Exercise details — Below is a listing to write out in full, exactly as given, without its pictures.

------------

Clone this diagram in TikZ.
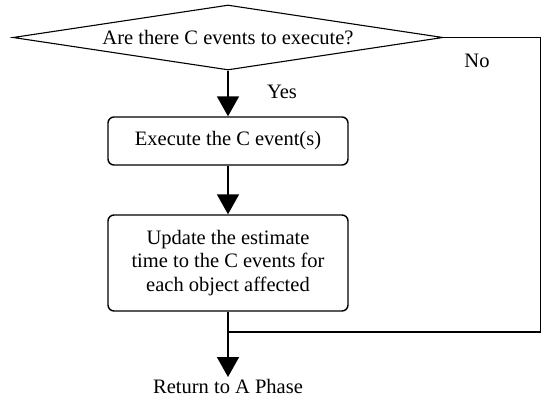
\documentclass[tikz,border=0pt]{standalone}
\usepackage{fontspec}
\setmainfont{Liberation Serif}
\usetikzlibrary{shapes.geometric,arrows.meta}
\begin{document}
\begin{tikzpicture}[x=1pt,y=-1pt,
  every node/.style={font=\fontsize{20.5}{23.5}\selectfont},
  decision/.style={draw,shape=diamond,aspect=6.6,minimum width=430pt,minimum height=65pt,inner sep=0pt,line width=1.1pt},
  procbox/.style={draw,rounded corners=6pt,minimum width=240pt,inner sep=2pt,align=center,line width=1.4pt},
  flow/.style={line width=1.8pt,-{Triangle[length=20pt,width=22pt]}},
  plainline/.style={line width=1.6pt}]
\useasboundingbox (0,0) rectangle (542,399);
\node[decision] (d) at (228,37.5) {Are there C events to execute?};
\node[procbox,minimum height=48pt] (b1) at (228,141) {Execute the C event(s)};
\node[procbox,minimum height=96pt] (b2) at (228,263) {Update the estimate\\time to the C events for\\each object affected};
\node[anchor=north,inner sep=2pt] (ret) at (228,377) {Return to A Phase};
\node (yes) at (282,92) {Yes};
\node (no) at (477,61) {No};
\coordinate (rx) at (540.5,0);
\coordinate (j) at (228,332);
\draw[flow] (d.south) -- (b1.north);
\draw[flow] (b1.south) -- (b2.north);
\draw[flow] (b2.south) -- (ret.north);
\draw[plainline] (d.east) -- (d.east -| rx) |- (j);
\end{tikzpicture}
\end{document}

------------

Problem solution —
Clone this diagram in TikZ.
\documentclass[tikz,border=0pt]{standalone}
\usepackage{fontspec}
\setmainfont{Liberation Serif}
\usetikzlibrary{shapes.geometric,arrows.meta}
\begin{document}
\begin{tikzpicture}[x=1pt,y=-1pt,
  every node/.style={font=\fontsize{20.5}{23.5}\selectfont},
  decision/.style={draw,shape=diamond,aspect=6.6,minimum width=430pt,minimum height=65pt,inner sep=0pt,line width=1.1pt},
  procbox/.style={draw,rounded corners=6pt,minimum width=240pt,inner sep=2pt,align=center,line width=1.4pt},
  flow/.style={line width=1.8pt,-{Triangle[length=20pt,width=22pt]}},
  plainline/.style={line width=1.6pt}]
\useasboundingbox (0,0) rectangle (542,399);
\node[decision] (d) at (228,37.5) {Are there C events to execute?};
\node[procbox,minimum height=48pt] (b1) at (228,141) {Execute the C event(s)};
\node[procbox,minimum height=96pt] (b2) at (228,263) {Update the estimate\\time to the C events for\\each object affected};
\node[anchor=north,inner sep=2pt] (ret) at (228,377) {Return to A Phase};
\node (yes) at (282,92) {Yes};
\node (no) at (477,61) {No};
\coordinate (rx) at (540.5,0);
\coordinate (j) at (228,332);
\draw[flow] (d.south) -- (b1.north);
\draw[flow] (b1.south) -- (b2.north);
\draw[flow] (b2.south) -- (ret.north);
\draw[plainline] (d.east) -- (d.east -| rx) |- (j);
\end{tikzpicture}
\end{document}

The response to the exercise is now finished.